Cette appétence pour les actions ne se retrouve pas dans les unités de compte ?
En effet lorsque l’on demande aux Français s’ils préfèrent les fonds en euro ou les unités de compte, ces derniers mettent en avant les fonds en euro. 41% contre 18%.

Comment expliquez-vous ce décalage ?
Par un manque de connaissance sur ce que sont les unités de compte. Une certaine assimilation entre unités de compte et assurance vie en euros est faite dans les esprits.
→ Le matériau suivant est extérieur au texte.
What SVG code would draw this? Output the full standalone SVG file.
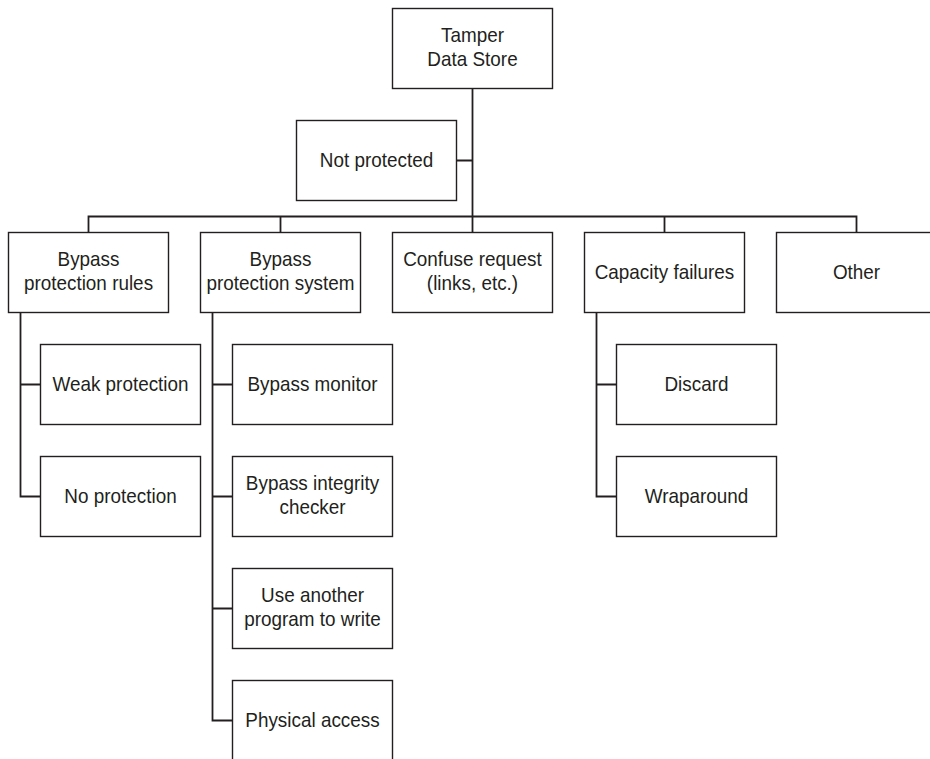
<svg xmlns="http://www.w3.org/2000/svg" width="930" height="759" viewBox="0 0 930 759">
<style>
.box{fill:#fff;stroke:#231f20;stroke-width:1.4}
.ln{fill:none;stroke:#231f20;stroke-width:1.8}
text{font-family:"Liberation Sans",Arial,sans-serif;font-size:21px;fill:#231f20;text-anchor:middle}
</style>
<rect width="930" height="759" fill="#fff"/>
<g id="connectors">
<path class="ln" d="M472.5,88.5V232.5M456.5,160.5H472.5"/>
<path class="ln" d="M88.5,232.5V216.5H856.5V232.5M280.5,216.5V232.5M664.5,216.5V232.5"/>
<path class="ln" d="M20.5,312.5V496.5H40.5M20.5,384.5H40.5"/>
<path class="ln" d="M212.5,312.5V720.5H232.5M212.5,384.5H232.5M212.5,496.5H232.5M212.5,608.5H232.5"/>
<path class="ln" d="M596.5,312.5V496.5H616.5M596.5,384.5H616.5"/>
</g>
<g id="n-root"><rect class="box" x="392.5" y="8.5" width="160" height="80"/><text transform="translate(472.5,42) scale(0.9,1)">Tamper</text><text transform="translate(472.5,66) scale(0.9,1)">Data Store</text></g>
<g id="n-notprot"><rect class="box" x="296.5" y="120.5" width="160" height="80"/><text transform="translate(376.5,167) scale(0.9,1)">Not protected</text></g>
<g id="n-bpr"><rect class="box" x="8.5" y="232.5" width="160" height="80"/><text transform="translate(88.5,266) scale(0.9,1)">Bypass</text><text transform="translate(88.5,290) scale(0.9,1)">protection rules</text></g>
<g id="n-bps"><rect class="box" x="200.5" y="232.5" width="160" height="80"/><text transform="translate(280.5,266) scale(0.9,1)">Bypass</text><text transform="translate(280.5,290) scale(0.9,1)">protection system</text></g>
<g id="n-confuse"><rect class="box" x="392.5" y="232.5" width="160" height="80"/><text transform="translate(472.5,266) scale(0.9,1)">Confuse request</text><text transform="translate(472.5,290) scale(0.9,1)">(links, etc.)</text></g>
<g id="n-capacity"><rect class="box" x="584.5" y="232.5" width="160" height="80"/><text transform="translate(664.5,279) scale(0.9,1)">Capacity failures</text></g>
<g id="n-other"><rect class="box" x="776.5" y="232.5" width="160" height="80"/><text transform="translate(856.5,279) scale(0.9,1)">Other</text></g>
<g id="n-weak"><rect class="box" x="40.5" y="344.5" width="160" height="80"/><text transform="translate(120.5,391) scale(0.9,1)">Weak protection</text></g>
<g id="n-noprot"><rect class="box" x="40.5" y="456.5" width="160" height="80"/><text transform="translate(120.5,503) scale(0.9,1)">No protection</text></g>
<g id="n-monitor"><rect class="box" x="232.5" y="344.5" width="160" height="80"/><text transform="translate(312.5,391) scale(0.9,1)">Bypass monitor</text></g>
<g id="n-integrity"><rect class="box" x="232.5" y="456.5" width="160" height="80"/><text transform="translate(312.5,490) scale(0.9,1)">Bypass integrity</text><text transform="translate(312.5,514) scale(0.9,1)">checker</text></g>
<g id="n-another"><rect class="box" x="232.5" y="568.5" width="160" height="80"/><text transform="translate(312.5,602) scale(0.9,1)">Use another</text><text transform="translate(312.5,626) scale(0.9,1)">program to write</text></g>
<g id="n-physical"><rect class="box" x="232.5" y="680.5" width="160" height="80"/><text transform="translate(312.5,727) scale(0.9,1)">Physical access</text></g>
<g id="n-discard"><rect class="box" x="616.5" y="344.5" width="160" height="80"/><text transform="translate(696.5,391) scale(0.9,1)">Discard</text></g>
<g id="n-wrap"><rect class="box" x="616.5" y="456.5" width="160" height="80"/><text transform="translate(696.5,503) scale(0.9,1)">Wraparound</text></g>
</svg>
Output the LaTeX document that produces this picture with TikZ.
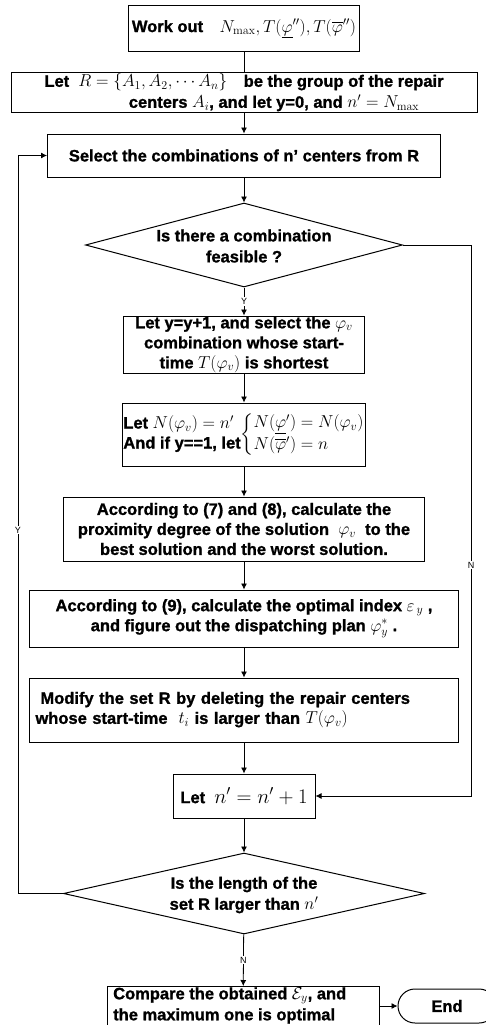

Comme l’assurance vie en euros est peu rentable, les fonds en unités de compte sont également jugées peu attractifs.

Quels enseignement tirez-vous de vos questions sur la thématique de la retraite ?
Les Français demeurent favorables à l’épargne retraite : PERP, PERCO, Préfon, contrat Madelin…. Mais, la crise réduit les capacités d'épargne à long terme : 54 % des Français déclaraient épargner pour leur retraite en 2017 contre 57 % en 2015. La baisse est plus significative chez ceux qui disent épargner régulièrement. On passe de 13% à 9%. Les Français veulent une épargne disponible et liquide. S’engager sur le long terme leur semble être de plus en plus difficile.Dans le même temps, 71% des Français déclarent que leur pension sera ou est insuffisante. Ce taux est de 79% pour les non retraités et de 50% pour les retraités. Il y a donc une vraie angoisse sur l’avenir, à l’instar des années précédentes.
En matière de réforme des retraites, 67% des Français sont opposés à une accélération du calendrier sur l’allongement de la durée de cotisation, donc pour passer à 43 ans plus rapidement que prévu. 60% des sondés sont contre le report de l’âge légal à 65 ans. L’augmentation des cotisations est rejetée majoritairement (65%). Une infime minorité est prête à accepter un diminution des pensions (5 %).

En revanche, 70% des Français voient d’un bon œil la mise en place d’un régime unique des retraites, avec en sous-jacent la fusion du régime général et des régimes spéciaux de la fonction publique. A ce titre, 61% souhaitent la suppression des régimes spéciaux.
Les Français qui ont les revenus les plus modestes, qui sont employés ou ouvriers, sont moins complaisants à l’égard de la suppression des régimes sociaux. Il y a le sentiment que cette suppression équivaudrait à la remis en cause d’acquis sociaux et la crainte d’être les prochains sur la liste.

Une dernière dimension de votre enquête concerne la dépendance ?
Les Français souhaitentt que ce soit la sécurité sociale qui prennent en charge la dépendance et que ce dernier poste relève de la solidarité nationale de l’ensemble de la population.

In fine, quels faits marquants retiennent particulièrement votre attention dans cette enquête 2017 ?
Au-delà de la montée de l’appétit pour les actions, il y a le fait que plus de Français jugent aucun produit d’épargne intéressant. On passe de 22% à 29%. L'effet baisse de rendement joue certainement et la prise de risque reste difficile. Les Français ne veulent pas trop de changement en ce qui concerne la fiscalité de l'épargne. On est attaché à un certain statu quo sur la fiscalité. Seulement 22% veulent bien que le gouvernement durcisse la fiscalité des produits d’épargne les moins risqués et assouplissent les produits d’épargne les plus risqués. Cette position est cohérente avec la préférence donnée aux fonds en euros par rapport aux fonds en unités de compte. S'il y a un frémissement sur les actions, il reste du travail afin que les Français adoptent complètement ce type de placement."